===== DATASET EXCERPT =====

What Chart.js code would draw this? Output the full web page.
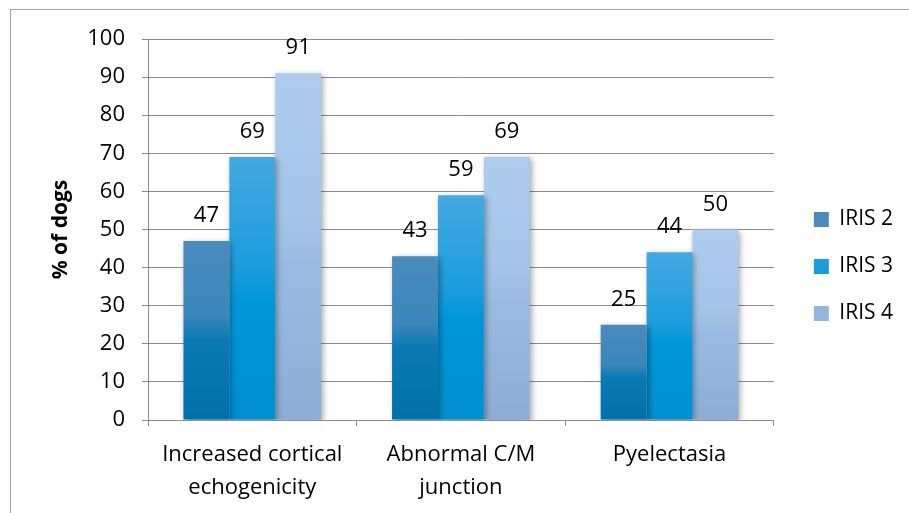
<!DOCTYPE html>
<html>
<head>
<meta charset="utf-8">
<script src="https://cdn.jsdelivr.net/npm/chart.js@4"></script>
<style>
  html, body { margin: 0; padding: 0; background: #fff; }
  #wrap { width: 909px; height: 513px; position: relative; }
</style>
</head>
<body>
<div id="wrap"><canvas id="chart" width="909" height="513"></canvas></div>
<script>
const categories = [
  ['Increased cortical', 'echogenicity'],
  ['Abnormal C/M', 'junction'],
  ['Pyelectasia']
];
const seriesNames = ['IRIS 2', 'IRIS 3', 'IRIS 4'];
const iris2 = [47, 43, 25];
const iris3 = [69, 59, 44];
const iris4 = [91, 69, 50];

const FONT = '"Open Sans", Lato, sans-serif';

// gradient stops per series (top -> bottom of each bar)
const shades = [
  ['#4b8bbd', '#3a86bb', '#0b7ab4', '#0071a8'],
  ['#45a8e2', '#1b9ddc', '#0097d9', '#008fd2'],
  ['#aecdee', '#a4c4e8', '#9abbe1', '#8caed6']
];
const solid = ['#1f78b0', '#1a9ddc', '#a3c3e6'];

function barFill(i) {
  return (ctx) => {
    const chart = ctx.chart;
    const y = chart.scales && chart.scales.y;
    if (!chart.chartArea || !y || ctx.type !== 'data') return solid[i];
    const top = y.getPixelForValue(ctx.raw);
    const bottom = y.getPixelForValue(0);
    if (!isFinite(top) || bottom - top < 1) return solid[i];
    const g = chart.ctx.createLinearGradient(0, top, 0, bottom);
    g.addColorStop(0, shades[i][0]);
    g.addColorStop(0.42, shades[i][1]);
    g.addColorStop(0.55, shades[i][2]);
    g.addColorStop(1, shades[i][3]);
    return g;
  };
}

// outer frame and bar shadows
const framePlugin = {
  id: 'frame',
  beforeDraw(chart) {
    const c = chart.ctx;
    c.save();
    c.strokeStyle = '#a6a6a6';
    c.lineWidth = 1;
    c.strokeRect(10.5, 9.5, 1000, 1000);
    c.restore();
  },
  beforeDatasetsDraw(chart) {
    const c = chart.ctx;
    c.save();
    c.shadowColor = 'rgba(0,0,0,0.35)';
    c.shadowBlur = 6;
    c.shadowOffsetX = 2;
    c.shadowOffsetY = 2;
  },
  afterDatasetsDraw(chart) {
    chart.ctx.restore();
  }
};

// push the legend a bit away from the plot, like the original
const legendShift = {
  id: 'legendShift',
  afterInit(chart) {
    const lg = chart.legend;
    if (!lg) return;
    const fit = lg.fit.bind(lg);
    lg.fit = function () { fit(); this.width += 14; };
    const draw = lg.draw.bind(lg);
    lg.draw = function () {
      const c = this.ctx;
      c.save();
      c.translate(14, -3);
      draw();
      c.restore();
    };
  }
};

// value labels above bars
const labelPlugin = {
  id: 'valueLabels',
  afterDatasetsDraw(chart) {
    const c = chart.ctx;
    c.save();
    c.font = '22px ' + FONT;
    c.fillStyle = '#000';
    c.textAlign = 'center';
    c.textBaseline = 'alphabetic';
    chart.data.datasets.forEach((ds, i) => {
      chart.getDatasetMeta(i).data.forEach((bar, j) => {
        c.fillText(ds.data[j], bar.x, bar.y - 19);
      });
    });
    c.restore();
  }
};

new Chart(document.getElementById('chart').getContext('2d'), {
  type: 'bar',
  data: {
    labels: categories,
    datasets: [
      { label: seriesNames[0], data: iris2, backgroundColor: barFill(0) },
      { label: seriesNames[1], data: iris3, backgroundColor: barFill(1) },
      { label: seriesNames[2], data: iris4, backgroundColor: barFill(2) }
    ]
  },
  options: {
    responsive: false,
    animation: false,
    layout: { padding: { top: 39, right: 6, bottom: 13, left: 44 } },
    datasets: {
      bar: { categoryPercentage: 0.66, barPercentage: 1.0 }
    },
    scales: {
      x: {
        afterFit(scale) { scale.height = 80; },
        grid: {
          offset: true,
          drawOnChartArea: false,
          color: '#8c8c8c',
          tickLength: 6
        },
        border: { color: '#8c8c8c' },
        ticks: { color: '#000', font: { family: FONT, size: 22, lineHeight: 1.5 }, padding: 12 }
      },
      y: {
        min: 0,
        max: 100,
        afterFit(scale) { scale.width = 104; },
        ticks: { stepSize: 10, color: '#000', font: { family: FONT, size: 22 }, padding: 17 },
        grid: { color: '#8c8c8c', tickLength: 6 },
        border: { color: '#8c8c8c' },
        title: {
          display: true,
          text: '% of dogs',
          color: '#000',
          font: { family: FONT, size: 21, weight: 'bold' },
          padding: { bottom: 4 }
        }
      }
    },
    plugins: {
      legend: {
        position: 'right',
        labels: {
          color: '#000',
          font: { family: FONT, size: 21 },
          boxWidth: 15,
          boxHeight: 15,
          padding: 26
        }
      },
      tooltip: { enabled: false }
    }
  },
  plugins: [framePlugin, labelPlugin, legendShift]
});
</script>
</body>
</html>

=====

== DIRECTION ==
Within the data above, pick out all lines holding the word "this".

== SOLVED PROBLEM ==
What Chart.js code would draw this? Output the full web page.
    lg.fit = function () { fit(); this.width += 14; };
      const c = this.ctx;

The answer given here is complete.